The pluralistic society movement is a political party headed by the Syrian politician Randa Kassis, which aims to establish a "free, democratic, secular Syria" by spreading democratic awareness and developing the rules of thinking regarding the concept of freedom.

Foundation 
On October 10, 2012, a group of Syrian dissidents in Paris, led by Syrian political leader Randa Kassis, launched a new opposition movement called the Syrian "Movement for a Pluralistic Society" which aims to represent all sectors of Syrian society to ensure a successful transitional phase after the fall of the Syrian regime led by Bashar al-Assad.

Principles

The basic concepts 
The plurality of the Syrian society constitutes the basis of this movement.

Universal Declaration of Human Rights 
The movement seeks to implement the Universal Declaration of Human Rights, raise democratic awareness, and develop rules of crucial thinking regarding the concept of freedom and seeks to develop it.

Woman 
The movement believes that women are half of the society, and therefore they have the same duties as men. They also have the same rights as men on equal footing. Among the social priorities of the movement are the elimination of all tribal, family and sectarian affiliations, Instead of resorting to other protections, which are an urgent need for the human being when he lacks a legal-civilized incubator that protects him, and the pride of the citizen to his Syrian identity only.

Public policy 
The pluralistic movement of society believes in social liberalism, mostly individual freedoms such as freedom of belief, freedom of thought and freedom of expression.

The Movement believes that democratic-liberal societies are not the best forms of political systems but the best available among the world's prevailing regimes. Therefore, the Movement believes that some changes must be made to the democratic-civil system in Syrian society in proportion to this society's needs and necessities.

The Movement believes in reconciling Syria, with its geographical surroundings and good relations with neighbouring countries. This vision stems from the fact that Syria's important geographic position is a point of contact between Asia and Africa with the two European countries.

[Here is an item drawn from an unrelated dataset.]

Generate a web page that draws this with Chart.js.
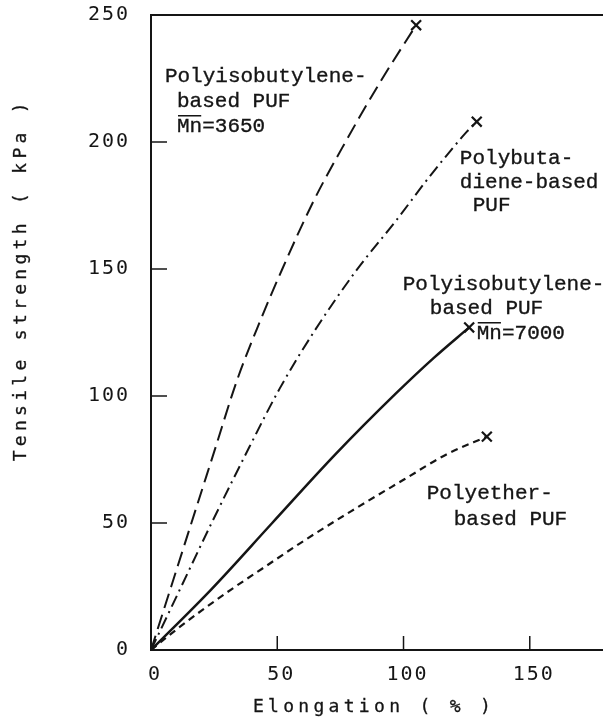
<!DOCTYPE html>
<html>
<head>
<meta charset="utf-8">
<title>Tensile strength vs elongation of PUF</title>
<script src="https://cdn.jsdelivr.net/npm/chart.js@4/dist/chart.umd.min.js"></script>
<style>
  html, body { margin: 0; padding: 0; background: #fff; }
  canvas { display: block; }
</style>
</head>
<body>
<canvas id="chart" width="603" height="723"></canvas>
<script>
// elongation (%) and tensile strength (kPa)
const pib3650X = [0, 8, 16, 25, 34, 43, 52, 64, 77, 91, 105];
const pib3650Y = [0, 25, 50, 78, 106, 129, 150, 176, 200, 224, 246];

const pbdX = [0, 12, 24, 39, 51, 65, 81, 97, 110, 119, 125, 129];
const pbdY = [0, 25, 50, 80, 103, 126, 149, 169, 186, 197, 204, 208];

const pib7000X = [0, 24, 48, 73, 97, 112, 126];
const pib7000Y = [0, 24, 50, 77, 101, 115, 127];

const polyetherX = [0, 10, 20, 32, 44, 59, 79, 100, 117, 133];
const polyetherY = [0, 8, 15.5, 24, 32, 42, 54.5, 67, 77, 84];

const xTicks = [0, 50, 100, 150];
const yTicks = [0, 50, 100, 150, 200, 250];

// curve labels, anchored in data units (left edge, middle of line)
const notes = [
  { text: "Polyisobutylene-", x: 5.5, y: 226 },
  { text: "based PUF", x: 10.3, y: 216 },
  { text: "Mn=3650", x: 10.3, y: 206, bar: 2 },
  { text: "Polybuta-", x: 122.3, y: 193.5 },
  { text: "diene-based", x: 122.3, y: 184 },
  { text: "PUF", x: 127.4, y: 175 },
  { text: "Polyisobutylene-", x: 99.7, y: 144 },
  { text: "based PUF", x: 110.4, y: 134.5 },
  { text: "Mn=7000", x: 129, y: 124.5, bar: 2 },
  { text: "Polyether-", x: 109.2, y: 61.5 },
  { text: "based PUF", x: 119.9, y: 51.5 },
];

const INK = "#151515";

function toPoints(xs, ys) {
  return xs.map((x, i) => ({ x: x, y: ys[i] }));
}

// only the break point at the end of each curve gets a cross
function endMarker(ctx) {
  return ctx.dataIndex === ctx.dataset.data.length - 1 ? 7 : 0;
}

function curve(label, xs, ys, dash, width) {
  return {
    label: label,
    data: toPoints(xs, ys),
    borderColor: INK,
    borderWidth: width,
    borderDash: dash,
    fill: false,
    showLine: true,
    cubicInterpolationMode: "monotone",
    pointStyle: "crossRot",
    pointRadius: endMarker,
    pointBorderWidth: 2.2,
    pointBorderColor: INK,
    pointBackgroundColor: INK,
  };
}

function typeText(ctx, text, x, y) {
  ctx.fillText(text, x, y);
  ctx.strokeText(text, x, y); // a little heavier, like the typewritten original
}

const paperPlugin = {
  id: "paper",
  beforeDraw(chart) {
    chart.ctx.letterSpacing = "2px"; // wide spacing for tick numbers
  },
  afterDraw(chart) {
    const ctx = chart.ctx;
    const area = chart.chartArea;
    const xs = chart.scales.x;
    const ys = chart.scales.y;

    ctx.save();
    ctx.strokeStyle = INK;
    ctx.lineWidth = 2;

    // top frame line
    ctx.beginPath();
    ctx.moveTo(area.left, area.top);
    ctx.lineTo(chart.width, area.top);
    ctx.stroke();

    // inward tick marks
    ctx.lineWidth = 1.5;
    xTicks.slice(1).forEach((v) => {
      const px = xs.getPixelForValue(v);
      ctx.beginPath();
      ctx.moveTo(px, area.bottom);
      ctx.lineTo(px, area.bottom - 14);
      ctx.stroke();
    });
    yTicks.slice(1, -1).forEach((v) => {
      const py = ys.getPixelForValue(v);
      ctx.beginPath();
      ctx.moveTo(area.left, py);
      ctx.lineTo(area.left + 16, py);
      ctx.stroke();
    });

    // curve labels
    ctx.fillStyle = INK;
    ctx.letterSpacing = "0px";
    ctx.font = "21px 'Liberation Mono', monospace";
    ctx.textAlign = "left";
    ctx.textBaseline = "middle";
    notes.forEach((n) => {
      const px = xs.getPixelForValue(n.x);
      const py = ys.getPixelForValue(n.y);
      ctx.lineWidth = 0.35;
      typeText(ctx, n.text, px, py);
      if (n.bar) {
        const w = ctx.measureText(n.text.slice(0, n.bar)).width;
        ctx.lineWidth = 1.5;
        ctx.beginPath();
        ctx.moveTo(px + 1, py - 11);
        ctx.lineTo(px + w - 1, py - 11);
        ctx.stroke();
      }
    });

    // axis titles
    ctx.font = "18px 'DejaVu Sans Mono', monospace";
    ctx.letterSpacing = "4.3px";
    ctx.textAlign = "center";
    ctx.lineWidth = 0.3;
    typeText(ctx, "Elongation ( % )", (area.left + area.right) / 2 - 3, chart.height - 16);
    ctx.translate(21, ys.getPixelForValue(145));
    ctx.rotate(-Math.PI / 2);
    typeText(ctx, "Tensile strength ( kPa )", 2, 0);
    ctx.restore();
  },
};

new Chart(document.getElementById("chart"), {
  type: "scatter",
  data: {
    datasets: [
      curve("Polyisobutylene-based PUF Mn=3650", pib3650X, pib3650Y, [15, 7], 2),
      curve("Polybutadiene-based PUF", pbdX, pbdY, [12, 5, 2, 5], 2),
      curve("Polyisobutylene-based PUF Mn=7000", pib7000X, pib7000Y, [], 2.5),
      curve("Polyether-based PUF", polyetherX, polyetherY, [7, 5], 2.2),
    ],
  },
  options: {
    responsive: false,
    animation: false,
    layout: { autoPadding: false, padding: { top: 15, right: 0, left: 0, bottom: 0 } },
    plugins: {
      legend: { display: false },
      tooltip: { enabled: false },
    },
    scales: {
      x: {
        type: "linear",
        min: 0,
        max: 179,
        afterBuildTicks: (s) => {
          s.ticks = xTicks.map((v) => ({ value: v }));
        },
        afterFit: (s) => {
          s.height = 73;
          s.paddingLeft = 0;
          s.paddingRight = 0;
        },
        grid: { display: false, drawTicks: false },
        border: { display: true, color: INK, width: 2 },
        ticks: {
          padding: 13,
          color: INK,
          labelOffset: 4,
          maxRotation: 0,
          font: { family: "'DejaVu Sans Mono', monospace", size: 20 },
        },
      },
      y: {
        type: "linear",
        min: 0,
        max: 250,
        afterBuildTicks: (s) => {
          s.ticks = yTicks.map((v) => ({ value: v }));
        },
        afterFit: (s) => {
          s.width = 151;
          s.paddingTop = 0;
          s.paddingBottom = 0;
        },
        grid: { display: false, drawTicks: false },
        border: { display: true, color: INK, width: 2 },
        ticks: {
          padding: 21,
          color: INK,
          font: { family: "'DejaVu Sans Mono', monospace", size: 20 },
        },
      },
    },
  },
  plugins: [paperPlugin],
});
</script>
</body>
</html>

The Movement accepts in its membership all Syrians and who believe in the Movement's approach to match the age with the laws and constitutions allowed by citizens to participate in electoral processes and democracy.

The Statutes 
-The statutes of the pluralist movement of society are based on several grounds:

-The leaders of the masses exercise their powers based on the principle of democratic centralism to lay out the outlines of the movement.

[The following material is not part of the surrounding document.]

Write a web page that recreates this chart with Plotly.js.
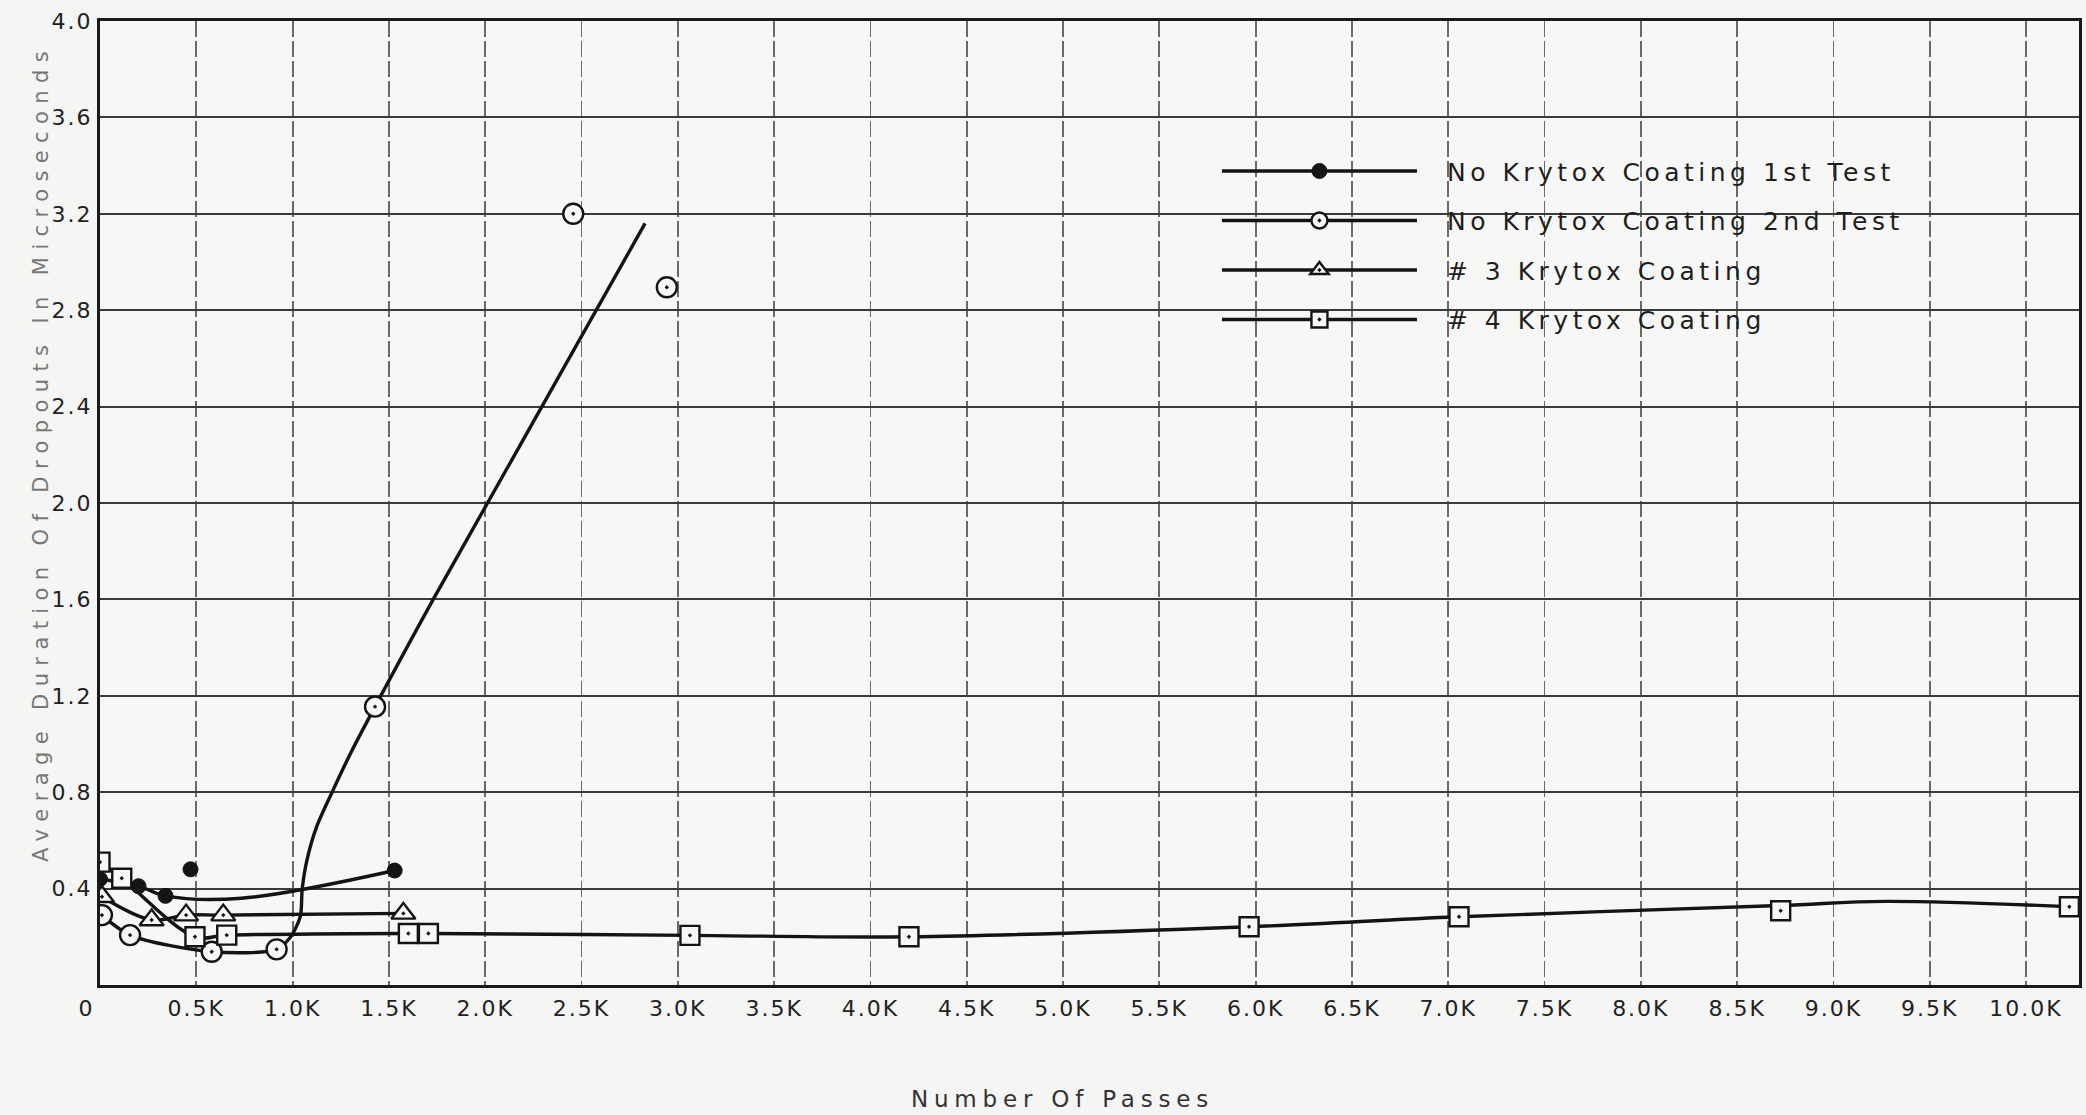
<!DOCTYPE html>
<html><head><meta charset="utf-8">
<script src="https://cdn.plot.ly/plotly-3.0.1.min.js"></script>
<style>
html,body{margin:0;padding:0;background:#f5f5f3;}
#chart{width:2086px;height:1115px;}
.xtick text, .ytick text {letter-spacing:2px;}
.legend, .legend .scrollbox {clip-path:none !important;}
.legendtext {letter-spacing:4.5px; transform:translateX(25px);}
.g-xtitle {transform:translate(-27px,5px);}
.g-xtitle text {letter-spacing:5.8px;}
.g-ytitle {transform:translate(2px,-50px);}
.g-ytitle text {letter-spacing:7.4px;}
</style></head><body><div id="chart"></div>
<script>
// ---- Data ----
const seriesNames = ["No Krytox Coating 1st Test", "No Krytox Coating 2nd Test", "# 3 Krytox Coating", "# 4 Krytox Coating"];

// Series 1: No Krytox Coating 1st Test (filled circles)
const s1MarkX = [0, 200, 340, 470, 1530];
const s1MarkY = [0.44, 0.41, 0.37, 0.48, 0.475];
const s1CurveX = [0, 200, 340, 735, 1530];
const s1CurveY = [0.44, 0.41, 0.37, 0.36, 0.475];

// Series 2: No Krytox Coating 2nd Test (open circles)
const s2MarkX = [10, 156, 580, 917, 1428, 2457, 2943];
const s2MarkY = [0.29, 0.207, 0.138, 0.148, 1.155, 3.2, 2.895];
const s2CurveX = [10, 156, 580, 917, 990, 1040, 1050, 1075, 1125, 1205, 1300, 1428, 1730, 2830];
const s2CurveY = [0.29, 0.207, 0.138, 0.148, 0.2, 0.285, 0.40, 0.52, 0.657, 0.80, 0.96, 1.155, 1.6, 3.16];

// Series 3: #3 Krytox Coating (triangles)
const s3MarkX = [10, 268, 447, 640, 1575];
const s3MarkY = [0.366, 0.27, 0.29, 0.29, 0.297];
const s3CurveX = [10, 268, 447, 640, 1575];
const s3CurveY = [0.366, 0.27, 0.29, 0.29, 0.297];

// Series 4: #4 Krytox Coating (squares)
const s4MarkX = [0, 113, 493, 658, 1601, 1705, 3063, 4200, 5966, 7056, 8726, 10225];
const s4MarkY = [0.51, 0.443, 0.2, 0.207, 0.214, 0.214, 0.206, 0.2, 0.242, 0.283, 0.308, 0.325];
const s4CurveX = [0, 113, 493, 658, 1601, 1705, 3063, 4200, 5966, 7056, 8726, 9270, 10225];
const s4CurveY = [0.51, 0.443, 0.2, 0.207, 0.214, 0.214, 0.206, 0.2, 0.242, 0.283, 0.33, 0.347, 0.325];

const xTickVals = [0,500,1000,1500,2000,2500,3000,3500,4000,4500,5000,5500,6000,6500,7000,7500,8000,8500,9000,9500,10000];
const xTickText = ["0\u00a0\u00a0\u00a0","0.5K","1.0K","1.5K","2.0K","2.5K","3.0K","3.5K","4.0K","4.5K","5.0K","5.5K","6.0K","6.5K","7.0K","7.5K","8.0K","8.5K","9.0K","9.5K","10.0K"];
const yTickVals = [0.4,0.8,1.2,1.6,2.0,2.4,2.8,3.2,3.6,4.0];
const yTickText = ["0.4","0.8","1.2","1.6","2.0","2.4","2.8","3.2","3.6","4.0"];

const xTitle = "Number Of Passes";
const yTitle = "Average Duration Of Dropouts In Microseconds";

// ---- Build traces ----
const INK = '#141414';
const BG = '#f7f7f5';
function interleave(arr){ const out=[]; arr.forEach((v,i)=>{ if(i) out.push(null); out.push(v); }); return out; }

const markerStyles = [
  {symbol:'circle', size:15, color:INK, line:{color:INK, width:1}},
  {symbol:'circle-dot', size:20, color:BG, line:{color:INK, width:2.4}},
  {symbol:'triangle-up-dot', size:21, color:BG, line:{color:INK, width:2.4}},
  {symbol:'square-dot', size:19, color:BG, line:{color:INK, width:2.4}}
];
const marks = [[s1MarkX,s1MarkY],[s2MarkX,s2MarkY],[s3MarkX,s3MarkY],[s4MarkX,s4MarkY]];
const curves = [[s1CurveX,s1CurveY],[s2CurveX,s2CurveY],[s3CurveX,s3CurveY],[s4CurveX,s4CurveY]];
const smooth = [1, 0.8, 1, 1];

const traces = [];
curves.forEach((c,i)=>{
  traces.push({type:'scatter', mode:'lines', x:c[0], y:c[1], legendgroup:'g'+i, showlegend:false,
    line:{color:INK, width:3.4, shape:'spline', smoothing:smooth[i]}, hoverinfo:'skip'});
});
marks.forEach((m,i)=>{
  traces.push({type:'scatter', mode:'lines+markers', name:seriesNames[i], legendgroup:'g'+i, showlegend:true,
    x:interleave(m[0]), y:interleave(m[1]), connectgaps:false,
    line:{color:INK, width:3.4}, marker:markerStyles[i]});
});

const layout = {
  width:2086, height:1115,
  margin:{l:100, r:7, t:21, b:130},
  paper_bgcolor:'#f5f5f3', plot_bgcolor:BG,
  font:{family:'DejaVu Sans', color:'#222'},
  showlegend:true,
  legend:{x:0.5644, y:0.868, xanchor:'left', yanchor:'top', bgcolor:'rgba(0,0,0,0)', borderwidth:0,
    font:{size:25, color:'#1e1e1e'}, itemwidth:195, traceorder:'grouped', tracegroupgap:14},
  xaxis:{range:[0,10275], tickmode:'array', tickvals:xTickVals, ticktext:xTickText,
    showgrid:true, gridcolor:'#6a6a6a', gridwidth:1.8, griddash:'16px,4px',
    showline:true, linecolor:'#1a1a1a', linewidth:3, mirror:true, zeroline:false, ticks:'',
    tickfont:{size:22, color:'#222'}, ticklabelstandoff:2,
    title:{text:xTitle, font:{size:23, color:'#333'}, standoff:66}},
  yaxis:{range:[0,4], tickmode:'array', tickvals:yTickVals, ticktext:yTickText,
    showgrid:true, gridcolor:'#3a3a3a', gridwidth:2,
    showline:true, linecolor:'#1a1a1a', linewidth:3, mirror:true, zeroline:false, ticks:'',
    tickfont:{size:22, color:'#222'},
    title:{text:yTitle, font:{size:21, color:'#777'}, standoff:0}}
};

Plotly.newPlot('chart', traces, layout, {staticPlot:true, displayModeBar:false});
</script></body></html>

-The movement seeks to bring about historical changes in society that aim to create ethical values consistent with the components and individuals' common interests to revive the sense of "human" and "individual" value.

- All members of the movement are equal in rights and duties, and the field is open to the elements conscious, sincere and active to advance ranks and occupy command and guidance-centres.

-Through its struggle, the movement seeks to mobilize the masses to form the members of the movement

Activities 
In May 2015, the movement participated in the meetings of the Syrian opposition in Astana and the final declaration stating the importance of a political solution in Syria.

In April 2016, the movement participated in United Nations' Geneva meetings to reach a political solution in Syria. 

In September 2016, Russian Deputy Foreign Minister and Special Presidential Representative for the Middle East and Africa Mikhail Bogdanov conducted several meetings at the Russian Foreign Ministry with representatives of the Moscow, Astana and Cairo groups of the Syrian opposition Qadri Jamil, Randa Kassis, Jihad Makdissi and Jamal Suleiman, including a round of collective consultations.

In May 2017, United Nations Special Envoy Staffan de Mistura met with President of the Pluralistic Society Movement Randa Kassis to discuss the deteriorating situation in Syria and the growing humanitarian concerns and the attempt to find a political solution. 

In February 2019, Randa Kassis, President of the movement and with Fabien Baussart, President of the Center for Political and Foreign Relations met with Bilbot Atamakov, Minister of Foreign Affairs of the Republic of Kazakhstan.

In March 2019, Randa Kassis, President of the movement, met with Joel Rayburn, US Special Envoy to Syria and Deputy Assistant Secretary of State. They discussed the need to support a constructive political process in Syria.